Moving to shut down the border and commit to a world of temporary migration—which apparently Biden as well as the Republicans are competing with each other to do—is the beginning of broader attacks on us all. It is linked to the denial of the right to shelter and the failure of cities to house their people. The attack on migration is the canary in the coal mine, signaling a broad denial of the view that government has a responsibility to equitably tax and then use tax money for public benefits. That is to say, the commitment to a just society is being wiped out, and the treatment of migrants is the normalization of dehumanization that threatens us all.
Dehumanization is all around us. The attack on migrants is the cutting edge, the beginning of a massive campaign to take away the rights that previous generations struggled for—rights to housing, education, health care, retirement income, disability income, unemployment, safe working conditions, clean water, safe food, and clean air.
Let’s say what needs to be said. Attacking migrants and the right to shelter normalizes a world in which poor people live, give birth, and die in the streets. Meanwhile, increasing numbers of the people are thrust out of their homes as rents and evictions increase, the stock of affordable housing shrinks in NYC and around the country, and the unhoused are criminalized. If you don’t have a right to housing and you don’t have a right to live on the streets, then the system no longer treats you as a human being; if you are displaced and dispossessed, you are disposable. A global category of the unfree is being created.
The talk about the crisis at the border diverts us from talking about the perpetuation of truly criminal housing policies structured to meet the desire of developers for maximum profit , not to meet the need for decent, truly affordable homes. Foregrounding this struggle for shelter is a key point in opposing dehumanization.

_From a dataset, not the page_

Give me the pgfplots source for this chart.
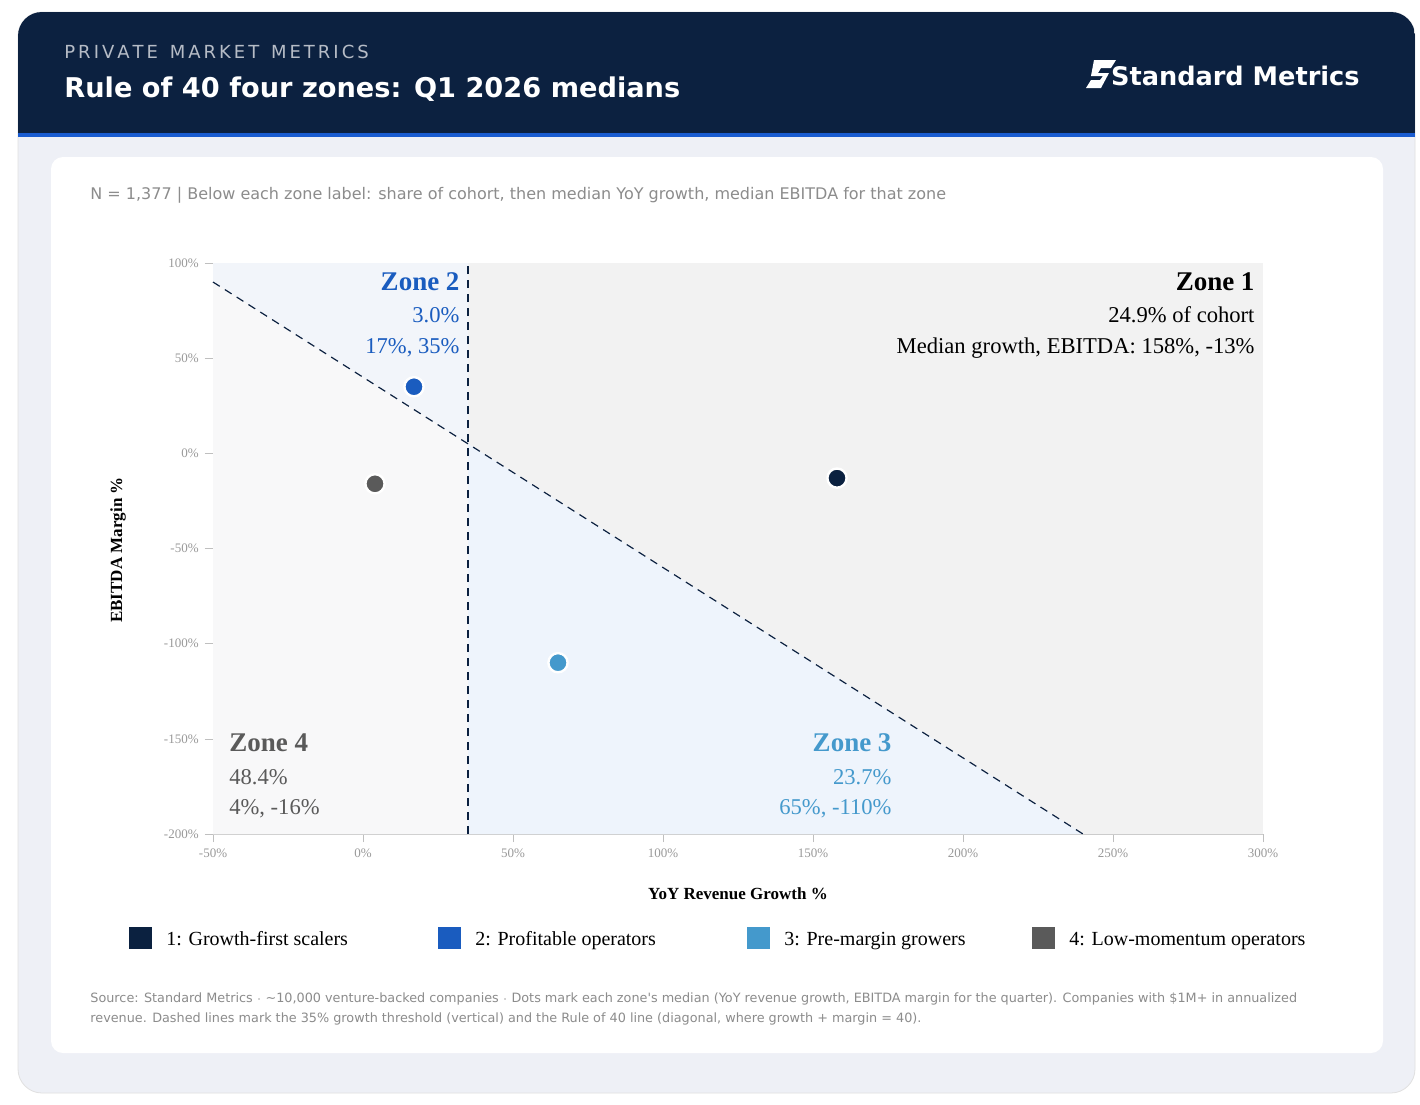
\documentclass[border=0pt]{standalone}
\usepackage{pgfplots}
\pgfplotsset{compat=1.18}
\usepackage{fontspec}
\setmainfont{Liberation Serif}
\newfontfamily\dv{DejaVu Sans}
\definecolor{navy}{HTML}{0C2140}
\definecolor{zA}{HTML}{0B2140}
\definecolor{zB}{HTML}{1A5CBF}
\definecolor{zC}{HTML}{4499CC}
\definecolor{zD}{HTML}{5A5A5A}
\definecolor{stripe}{HTML}{1A5CD0}
\definecolor{bg}{HTML}{EEF0F6}
\begin{document}
\begin{tikzpicture}[every node/.style={inner sep=0pt}]
\begin{scope}[x=0.5pt,y=-0.5pt]
\fill[white] (0,0) rectangle (1420,1104);
\fill[bg,draw=black!12,rounded corners=12pt] (18,12) rectangle (1415,1093);
\begin{scope}
\clip[rounded corners=12pt] (18,12) rectangle (1415,300);
\fill[navy] (18,12) rectangle (1415,133);
\end{scope}
\fill[stripe] (18,133) rectangle (1415,137);
\fill[white,rounded corners=6pt] (51,157) rectangle (1383,1053);
\node[anchor=base west,text=white!70!navy,font=\dv\fontsize{9}{10}\selectfont] at (64,58) {P\,R\,I\,V\,A\,T\,E\, \,M\,A\,R\,K\,E\,T\, \,M\,E\,T\,R\,I\,C\,S};
\node[anchor=base west,text=white,font=\dv\bfseries\fontsize{13.6}{16}\selectfont] at (64,97) {Rule of 40 four zones: Q1 2026 medians};
\node[anchor=base east,text=white,font=\dv\bfseries\fontsize{12.8}{16}\selectfont] at (1360,85) {Standard Metrics};
\fill[white] (1094,60) -- (1116,60) -- (1111,68) -- (1101,68) -- (1098,73) -- (1109,73) -- (1101,88) -- (1086,88) -- (1091,80) -- (1100,80) -- (1103,76) -- (1091,76) -- cycle;
\node[anchor=base west,text=black!45,font=\dv\fontsize{8}{9}\selectfont] at (90,199) {N = 1,377 | Below each zone label: share of cohort, then median YoY growth, median EBITDA for that zone};
\node[anchor=base west,text=black!45,font=\dv\fontsize{6.4}{10}\selectfont,align=left] at (90,1002) {Source: Standard Metrics $\cdot$ \textasciitilde10,000 venture-backed companies $\cdot$ Dots mark each zone's median (YoY revenue growth, EBITDA margin for the quarter). Companies with \$1M+ in annualized};
\node[anchor=base west,text=black!45,font=\dv\fontsize{6.4}{10}\selectfont,align=left] at (90,1022) {revenue. Dashed lines mark the 35\% growth threshold (vertical) and the Rule of 40 line (diagonal, where growth + margin = 40).};
\node[font=\bfseries\fontsize{8.5}{10}\selectfont] at (738,894) {YoY Revenue Growth \%};
\node[font=\bfseries\fontsize{8.5}{10}\selectfont,rotate=90] at (118,550) {EBITDA Margin \%};
\foreach \xx/\cc/\tt in {129/zA/{1: Growth-first scalers},438/zB/{2: Profitable operators},747/zC/{3: Pre-margin growers},1032/zD/{4: Low-momentum operators}}{
 \fill[\cc] (\xx,927) rectangle ++(23,22);
 \node[anchor=base west,font=\fontsize{10}{12}\selectfont] at (\xx+37,945) {\tt};
}
\end{scope}
\begin{axis}[at={(106.5pt,-417pt)},anchor=south west,width=525pt,height=285.5pt,scale only axis,
 xmin=-50,xmax=300,ymin=-200,ymax=100,
 xtick={-50,0,...,300},ytick={-200,-150,...,100},
 xticklabel={\pgfmathprintnumber{\tick}\%},yticklabel={\pgfmathprintnumber{\tick}\%},
 /pgf/number format/assume math mode=true,
 ticklabel style={font=\fontsize{6.5}{8}\selectfont,text=black!40},
 xticklabel style={yshift=-3pt},yticklabel style={xshift=-3pt},
 axis x line*=bottom,axis y line*=left,axis line style={black!20},
 tick style={black!25},tick align=outside,major tick length=4pt,
 clip=false]
\fill[fill=black!3] (-50,-200) rectangle (35,100);
\fill[fill=black!5] (35,-200) rectangle (300,100);
\fill[fill={rgb,255:red,242;green,245;blue,250}] (-50,90) -- (35,5) -- (35,100) -- (-50,100) -- cycle;
\fill[fill={rgb,255:red,248;green,248;blue,249}] (-50,90) -- (35,5) -- (35,-200) -- (-50,-200) -- cycle;
\fill[fill={rgb,255:red,238;green,244;blue,252}] (35,5) -- (240,-200) -- (35,-200) -- cycle;
\addplot[navy,semithick,dash pattern=on 4pt off 3pt] coordinates {(-50,90) (240,-200)};
\addplot[navy,semithick,dash pattern=on 4pt off 3pt] coordinates {(35,-200) (35,100)};
\addplot[only marks,mark=*,mark size=4.8pt,mark options={fill=zA,draw=white,line width=1.2pt}] coordinates {(158,-13)};
\addplot[only marks,mark=*,mark size=4.8pt,mark options={fill=zB,draw=white,line width=1.2pt}] coordinates {(17,35)};
\addplot[only marks,mark=*,mark size=4.8pt,mark options={fill=zC,draw=white,line width=1.2pt}] coordinates {(65,-110)};
\addplot[only marks,mark=*,mark size=4.8pt,mark options={fill=zD,draw=white,line width=1.2pt}] coordinates {(4,-16)};
\node[anchor=base east,text=zB,font=\bfseries\fontsize{13.5}{14}\selectfont] at (32.3,85.8) {Zone 2};
\node[anchor=base east,text=zB,font=\fontsize{11.3}{12}\selectfont] at (32.3,68.5) {3.0\%};
\node[anchor=base east,text=zB,font=\fontsize{11.3}{12}\selectfont] at (32.3,52.7) {17\%, 35\%};
\node[anchor=base east,text=black,font=\bfseries\fontsize{13.5}{14}\selectfont] at (297.3,85.8) {Zone 1};
\node[anchor=base east,font=\fontsize{11.3}{12}\selectfont] at (297.3,68.5) {24.9\% of cohort};
\node[anchor=base east,font=\fontsize{11.3}{12}\selectfont] at (297.3,52.7) {Median growth, EBITDA: 158\%, -13\%};
\node[anchor=base west,text=zD,font=\bfseries\fontsize{13.5}{14}\selectfont] at (-44.7,-156.4) {Zone 4};
\node[anchor=base west,text=zD,font=\fontsize{11.3}{12}\selectfont] at (-44.7,-173.8) {48.4\%};
\node[anchor=base west,text=zD,font=\fontsize{11.3}{12}\selectfont] at (-44.7,-189.5) {4\%, -16\%};
\node[anchor=base east,text=zC,font=\bfseries\fontsize{13.5}{14}\selectfont] at (176.3,-156.4) {Zone 3};
\node[anchor=base east,text=zC,font=\fontsize{11.3}{12}\selectfont] at (176.3,-173.8) {23.7\%};
\node[anchor=base east,text=zC,font=\fontsize{11.3}{12}\selectfont] at (176.3,-189.5) {65\%, -110\%};
\end{axis}
\end{tikzpicture}
\end{document}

And dehumanization is increasingly everywhere. We see dehumanization in women defined as breeders rather than as humans with rights to control our bodies and be free to travel. We see dehumanization in the banning of books and courses that teach the histories of people of color, LGBTIQA people, and struggles for equality and justice. We see it in the denial of the right of Palestinians to have the right to even be alive, to have a future.
Right-wing authoritarians, including many politicians and corporate executives, are rich, organized, and have built a vocal base mobilized to fear migrant “hordes at the border.” It’s time for those who believe in migrants’ rights and human rights to say NO to the “migrant crisis” drumbeat. Instead, we need to say we support the right to migrate, settle, and build richly diverse societies that protect all life and the planet. It’s time to unite and learn from Joe Hill. Facing his execution by a government firing squad for organizing migrants and non-migrants in the early twentieth century in Utah, Joe advised us to not “waste any time in mourning. Organize.”
An earlier version of this talk was presented at the NYC Partnering for Migration Justice Summit, hosted by the Zolberg Institute on Migration and Mobility at The New School and Fordham University, on February 2, 2024.